--- Start Entries shown ---

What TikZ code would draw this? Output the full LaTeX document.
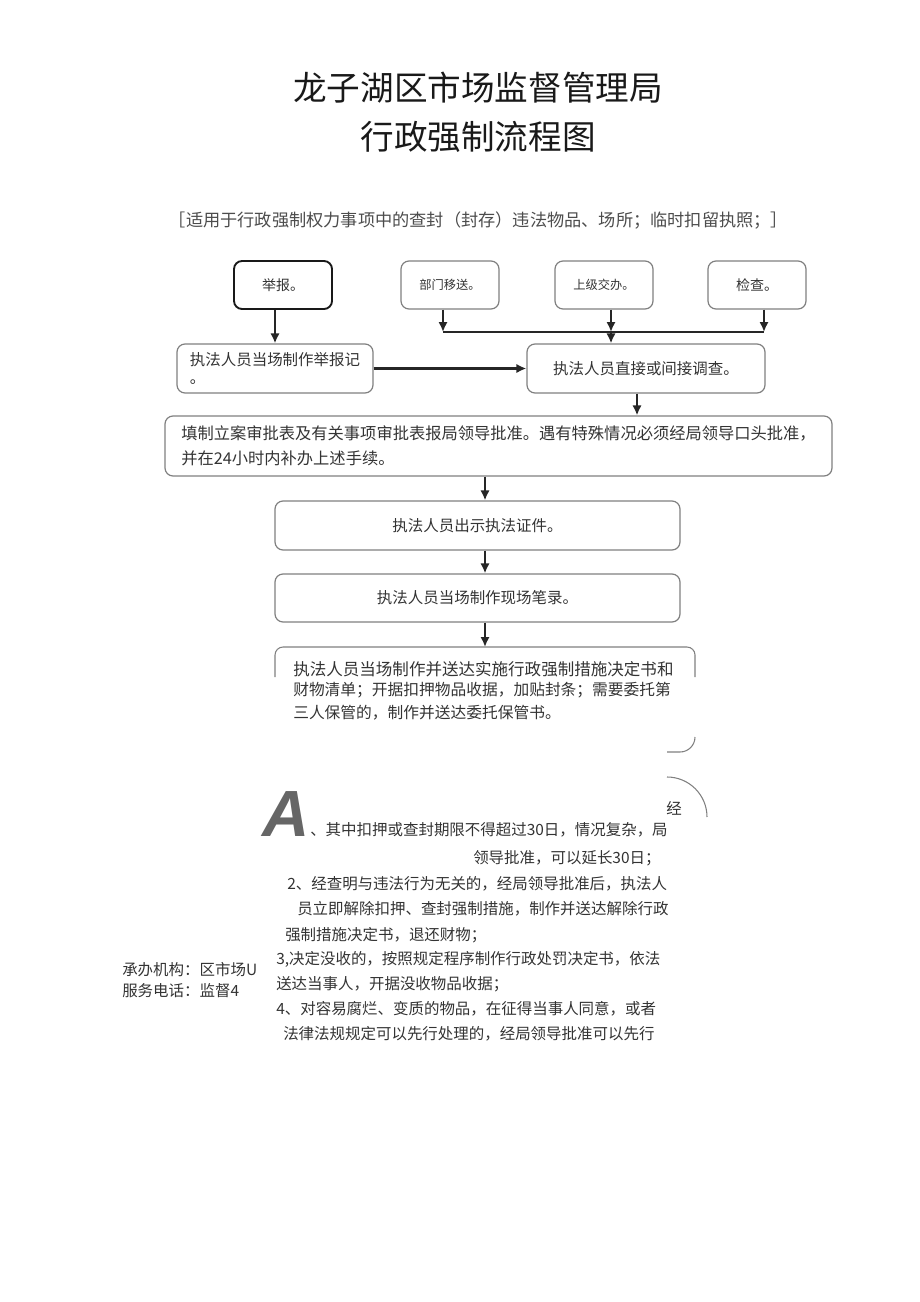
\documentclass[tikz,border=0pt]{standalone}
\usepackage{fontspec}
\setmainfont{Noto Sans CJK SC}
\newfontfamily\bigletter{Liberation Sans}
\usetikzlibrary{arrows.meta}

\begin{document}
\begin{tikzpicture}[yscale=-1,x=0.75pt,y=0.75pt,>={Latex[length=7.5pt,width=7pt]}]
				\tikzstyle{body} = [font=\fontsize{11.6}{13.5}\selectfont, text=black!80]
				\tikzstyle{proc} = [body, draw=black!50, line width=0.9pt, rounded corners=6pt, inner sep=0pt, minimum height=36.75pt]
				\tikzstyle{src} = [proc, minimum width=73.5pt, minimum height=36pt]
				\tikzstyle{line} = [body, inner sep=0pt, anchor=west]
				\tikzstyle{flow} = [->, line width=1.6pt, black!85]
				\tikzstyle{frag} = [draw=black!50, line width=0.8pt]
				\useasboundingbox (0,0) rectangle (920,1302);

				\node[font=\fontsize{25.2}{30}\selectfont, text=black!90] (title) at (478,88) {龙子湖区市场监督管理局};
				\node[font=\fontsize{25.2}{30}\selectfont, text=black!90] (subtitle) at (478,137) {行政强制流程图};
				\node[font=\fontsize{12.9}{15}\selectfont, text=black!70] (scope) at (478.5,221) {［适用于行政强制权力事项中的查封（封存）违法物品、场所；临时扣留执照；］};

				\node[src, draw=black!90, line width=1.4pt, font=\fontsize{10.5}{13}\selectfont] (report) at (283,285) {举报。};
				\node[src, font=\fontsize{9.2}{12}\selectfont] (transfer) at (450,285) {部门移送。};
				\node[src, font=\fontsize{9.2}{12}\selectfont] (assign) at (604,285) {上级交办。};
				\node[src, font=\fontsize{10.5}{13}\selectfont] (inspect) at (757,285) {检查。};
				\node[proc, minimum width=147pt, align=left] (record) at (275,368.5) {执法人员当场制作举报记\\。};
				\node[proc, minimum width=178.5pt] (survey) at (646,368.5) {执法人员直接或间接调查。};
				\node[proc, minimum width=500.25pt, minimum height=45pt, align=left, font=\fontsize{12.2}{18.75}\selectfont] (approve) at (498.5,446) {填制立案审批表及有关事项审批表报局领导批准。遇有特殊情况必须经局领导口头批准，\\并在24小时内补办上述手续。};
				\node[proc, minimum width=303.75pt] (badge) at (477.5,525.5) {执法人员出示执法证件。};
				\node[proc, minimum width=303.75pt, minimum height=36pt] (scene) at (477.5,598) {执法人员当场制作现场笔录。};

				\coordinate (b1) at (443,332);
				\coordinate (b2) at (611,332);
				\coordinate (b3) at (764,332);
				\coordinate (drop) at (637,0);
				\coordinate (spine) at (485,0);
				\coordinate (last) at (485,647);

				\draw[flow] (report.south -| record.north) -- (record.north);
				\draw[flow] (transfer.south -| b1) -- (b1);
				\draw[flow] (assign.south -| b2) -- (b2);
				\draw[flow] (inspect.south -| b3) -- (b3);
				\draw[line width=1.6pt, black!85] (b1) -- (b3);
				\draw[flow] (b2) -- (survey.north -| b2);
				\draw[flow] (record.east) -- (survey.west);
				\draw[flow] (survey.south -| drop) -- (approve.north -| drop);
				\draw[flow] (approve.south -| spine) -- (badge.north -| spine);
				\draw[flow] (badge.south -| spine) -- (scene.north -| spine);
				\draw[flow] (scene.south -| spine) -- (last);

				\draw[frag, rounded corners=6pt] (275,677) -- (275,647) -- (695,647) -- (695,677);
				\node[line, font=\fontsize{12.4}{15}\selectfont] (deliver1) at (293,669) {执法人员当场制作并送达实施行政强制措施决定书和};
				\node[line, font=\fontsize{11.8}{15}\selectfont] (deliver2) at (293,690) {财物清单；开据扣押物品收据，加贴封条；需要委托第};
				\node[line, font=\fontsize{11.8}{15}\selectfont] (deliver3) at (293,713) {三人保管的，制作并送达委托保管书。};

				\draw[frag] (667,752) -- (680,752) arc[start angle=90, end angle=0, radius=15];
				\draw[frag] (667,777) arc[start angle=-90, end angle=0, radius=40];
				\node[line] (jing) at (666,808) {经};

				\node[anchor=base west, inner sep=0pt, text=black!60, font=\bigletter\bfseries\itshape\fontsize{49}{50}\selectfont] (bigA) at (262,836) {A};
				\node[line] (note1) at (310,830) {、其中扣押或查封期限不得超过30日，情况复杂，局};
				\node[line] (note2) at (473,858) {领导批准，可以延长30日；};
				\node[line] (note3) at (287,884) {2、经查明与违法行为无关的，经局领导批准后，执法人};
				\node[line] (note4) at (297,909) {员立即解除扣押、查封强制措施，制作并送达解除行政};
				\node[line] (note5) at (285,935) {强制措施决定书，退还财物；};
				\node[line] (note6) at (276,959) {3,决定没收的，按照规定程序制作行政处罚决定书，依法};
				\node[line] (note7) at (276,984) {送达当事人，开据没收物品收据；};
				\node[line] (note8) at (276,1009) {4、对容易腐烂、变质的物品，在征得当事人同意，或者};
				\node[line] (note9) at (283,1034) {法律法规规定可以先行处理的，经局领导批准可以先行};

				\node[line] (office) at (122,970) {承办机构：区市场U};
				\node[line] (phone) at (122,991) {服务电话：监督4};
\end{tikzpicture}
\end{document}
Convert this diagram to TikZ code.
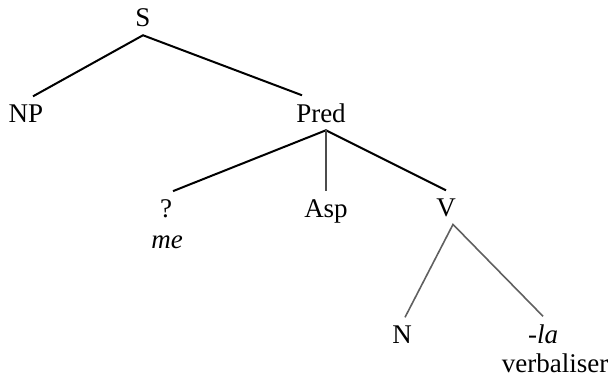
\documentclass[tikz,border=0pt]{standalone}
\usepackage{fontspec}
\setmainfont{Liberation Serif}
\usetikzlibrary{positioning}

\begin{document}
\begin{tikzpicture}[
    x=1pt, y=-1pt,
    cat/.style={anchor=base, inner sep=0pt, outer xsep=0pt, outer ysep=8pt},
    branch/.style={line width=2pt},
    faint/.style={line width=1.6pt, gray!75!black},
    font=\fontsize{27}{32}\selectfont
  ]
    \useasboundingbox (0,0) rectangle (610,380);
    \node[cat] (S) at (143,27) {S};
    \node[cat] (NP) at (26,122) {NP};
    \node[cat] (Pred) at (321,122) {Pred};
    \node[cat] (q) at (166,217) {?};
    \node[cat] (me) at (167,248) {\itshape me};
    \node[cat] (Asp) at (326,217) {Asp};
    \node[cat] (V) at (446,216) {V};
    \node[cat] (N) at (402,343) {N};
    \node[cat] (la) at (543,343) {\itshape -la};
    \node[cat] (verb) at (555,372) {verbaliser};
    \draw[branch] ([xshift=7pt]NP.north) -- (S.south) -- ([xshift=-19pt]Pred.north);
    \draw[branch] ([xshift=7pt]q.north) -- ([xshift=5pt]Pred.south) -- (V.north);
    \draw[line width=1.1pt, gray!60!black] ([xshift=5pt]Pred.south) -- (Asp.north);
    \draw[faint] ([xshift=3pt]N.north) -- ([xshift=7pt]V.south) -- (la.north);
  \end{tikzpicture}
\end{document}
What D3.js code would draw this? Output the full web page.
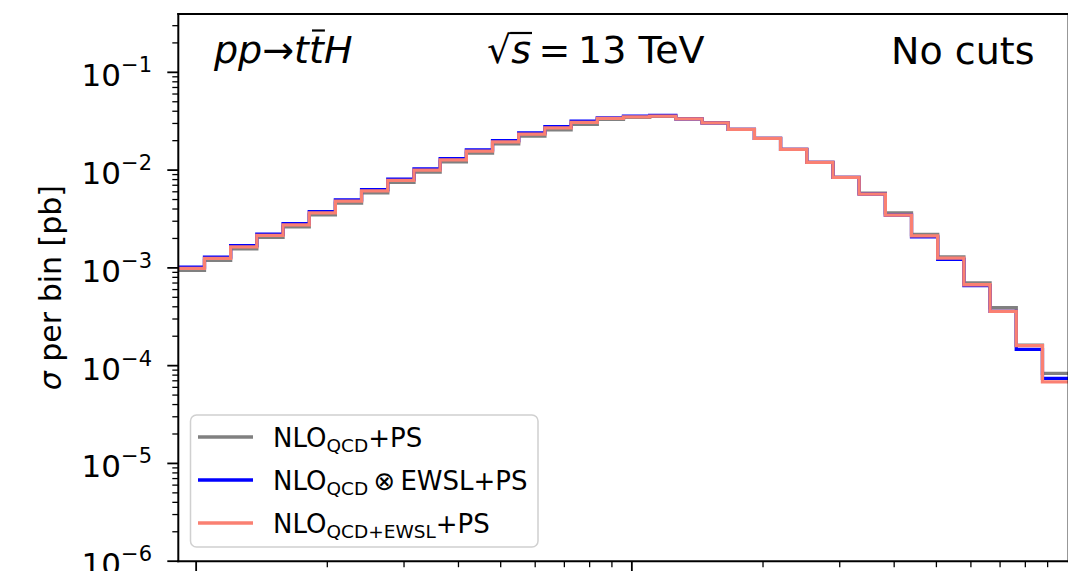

--- End Entries shown ---

■ Written instruction
Strip out the images, then output the records above word for word.

■ The result
What TikZ code would draw this? Output the full LaTeX document.
\documentclass[tikz,border=0pt]{standalone}
\usepackage{fontspec}
\setmainfont{Noto Sans CJK SC}
\newfontfamily\bigletter{Liberation Sans}
\usetikzlibrary{arrows.meta}

\begin{document}
\begin{tikzpicture}[yscale=-1,x=0.75pt,y=0.75pt,>={Latex[length=7.5pt,width=7pt]}]
				\tikzstyle{body} = [font=\fontsize{11.6}{13.5}\selectfont, text=black!80]
				\tikzstyle{proc} = [body, draw=black!50, line width=0.9pt, rounded corners=6pt, inner sep=0pt, minimum height=36.75pt]
				\tikzstyle{src} = [proc, minimum width=73.5pt, minimum height=36pt]
				\tikzstyle{line} = [body, inner sep=0pt, anchor=west]
				\tikzstyle{flow} = [->, line width=1.6pt, black!85]
				\tikzstyle{frag} = [draw=black!50, line width=0.8pt]
				\useasboundingbox (0,0) rectangle (920,1302);

				\node[font=\fontsize{25.2}{30}\selectfont, text=black!90] (title) at (478,88) {龙子湖区市场监督管理局};
				\node[font=\fontsize{25.2}{30}\selectfont, text=black!90] (subtitle) at (478,137) {行政强制流程图};
				\node[font=\fontsize{12.9}{15}\selectfont, text=black!70] (scope) at (478.5,221) {［适用于行政强制权力事项中的查封（封存）违法物品、场所；临时扣留执照；］};

				\node[src, draw=black!90, line width=1.4pt, font=\fontsize{10.5}{13}\selectfont] (report) at (283,285) {举报。};
				\node[src, font=\fontsize{9.2}{12}\selectfont] (transfer) at (450,285) {部门移送。};
				\node[src, font=\fontsize{9.2}{12}\selectfont] (assign) at (604,285) {上级交办。};
				\node[src, font=\fontsize{10.5}{13}\selectfont] (inspect) at (757,285) {检查。};
				\node[proc, minimum width=147pt, align=left] (record) at (275,368.5) {执法人员当场制作举报记\\。};
				\node[proc, minimum width=178.5pt] (survey) at (646,368.5) {执法人员直接或间接调查。};
				\node[proc, minimum width=500.25pt, minimum height=45pt, align=left, font=\fontsize{12.2}{18.75}\selectfont] (approve) at (498.5,446) {填制立案审批表及有关事项审批表报局领导批准。遇有特殊情况必须经局领导口头批准，\\并在24小时内补办上述手续。};
				\node[proc, minimum width=303.75pt] (badge) at (477.5,525.5) {执法人员出示执法证件。};
				\node[proc, minimum width=303.75pt, minimum height=36pt] (scene) at (477.5,598) {执法人员当场制作现场笔录。};

				\coordinate (b1) at (443,332);
				\coordinate (b2) at (611,332);
				\coordinate (b3) at (764,332);
				\coordinate (drop) at (637,0);
				\coordinate (spine) at (485,0);
				\coordinate (last) at (485,647);

				\draw[flow] (report.south -| record.north) -- (record.north);
				\draw[flow] (transfer.south -| b1) -- (b1);
				\draw[flow] (assign.south -| b2) -- (b2);
				\draw[flow] (inspect.south -| b3) -- (b3);
				\draw[line width=1.6pt, black!85] (b1) -- (b3);
				\draw[flow] (b2) -- (survey.north -| b2);
				\draw[flow] (record.east) -- (survey.west);
				\draw[flow] (survey.south -| drop) -- (approve.north -| drop);
				\draw[flow] (approve.south -| spine) -- (badge.north -| spine);
				\draw[flow] (badge.south -| spine) -- (scene.north -| spine);
				\draw[flow] (scene.south -| spine) -- (last);

				\draw[frag, rounded corners=6pt] (275,677) -- (275,647) -- (695,647) -- (695,677);
				\node[line, font=\fontsize{12.4}{15}\selectfont] (deliver1) at (293,669) {执法人员当场制作并送达实施行政强制措施决定书和};
				\node[line, font=\fontsize{11.8}{15}\selectfont] (deliver2) at (293,690) {财物清单；开据扣押物品收据，加贴封条；需要委托第};
				\node[line, font=\fontsize{11.8}{15}\selectfont] (deliver3) at (293,713) {三人保管的，制作并送达委托保管书。};

				\draw[frag] (667,752) -- (680,752) arc[start angle=90, end angle=0, radius=15];
				\draw[frag] (667,777) arc[start angle=-90, end angle=0, radius=40];
				\node[line] (jing) at (666,808) {经};

				\node[anchor=base west, inner sep=0pt, text=black!60, font=\bigletter\bfseries\itshape\fontsize{49}{50}\selectfont] (bigA) at (262,836) {A};
				\node[line] (note1) at (310,830) {、其中扣押或查封期限不得超过30日，情况复杂，局};
				\node[line] (note2) at (473,858) {领导批准，可以延长30日；};
				\node[line] (note3) at (287,884) {2、经查明与违法行为无关的，经局领导批准后，执法人};
				\node[line] (note4) at (297,909) {员立即解除扣押、查封强制措施，制作并送达解除行政};
				\node[line] (note5) at (285,935) {强制措施决定书，退还财物；};
				\node[line] (note6) at (276,959) {3,决定没收的，按照规定程序制作行政处罚决定书，依法};
				\node[line] (note7) at (276,984) {送达当事人，开据没收物品收据；};
				\node[line] (note8) at (276,1009) {4、对容易腐烂、变质的物品，在征得当事人同意，或者};
				\node[line] (note9) at (283,1034) {法律法规规定可以先行处理的，经局领导批准可以先行};

				\node[line] (office) at (122,970) {承办机构：区市场U};
				\node[line] (phone) at (122,991) {服务电话：监督4};
\end{tikzpicture}
\end{document}
Convert this diagram to TikZ code.
\documentclass[tikz,border=0pt]{standalone}
\usepackage{fontspec}
\setmainfont{Liberation Serif}
\usetikzlibrary{positioning}

\begin{document}
\begin{tikzpicture}[
    x=1pt, y=-1pt,
    cat/.style={anchor=base, inner sep=0pt, outer xsep=0pt, outer ysep=8pt},
    branch/.style={line width=2pt},
    faint/.style={line width=1.6pt, gray!75!black},
    font=\fontsize{27}{32}\selectfont
  ]
    \useasboundingbox (0,0) rectangle (610,380);
    \node[cat] (S) at (143,27) {S};
    \node[cat] (NP) at (26,122) {NP};
    \node[cat] (Pred) at (321,122) {Pred};
    \node[cat] (q) at (166,217) {?};
    \node[cat] (me) at (167,248) {\itshape me};
    \node[cat] (Asp) at (326,217) {Asp};
    \node[cat] (V) at (446,216) {V};
    \node[cat] (N) at (402,343) {N};
    \node[cat] (la) at (543,343) {\itshape -la};
    \node[cat] (verb) at (555,372) {verbaliser};
    \draw[branch] ([xshift=7pt]NP.north) -- (S.south) -- ([xshift=-19pt]Pred.north);
    \draw[branch] ([xshift=7pt]q.north) -- ([xshift=5pt]Pred.south) -- (V.north);
    \draw[line width=1.1pt, gray!60!black] ([xshift=5pt]Pred.south) -- (Asp.north);
    \draw[faint] ([xshift=3pt]N.north) -- ([xshift=7pt]V.south) -- (la.north);
  \end{tikzpicture}
\end{document}
What D3.js code would draw this? Output the full web page.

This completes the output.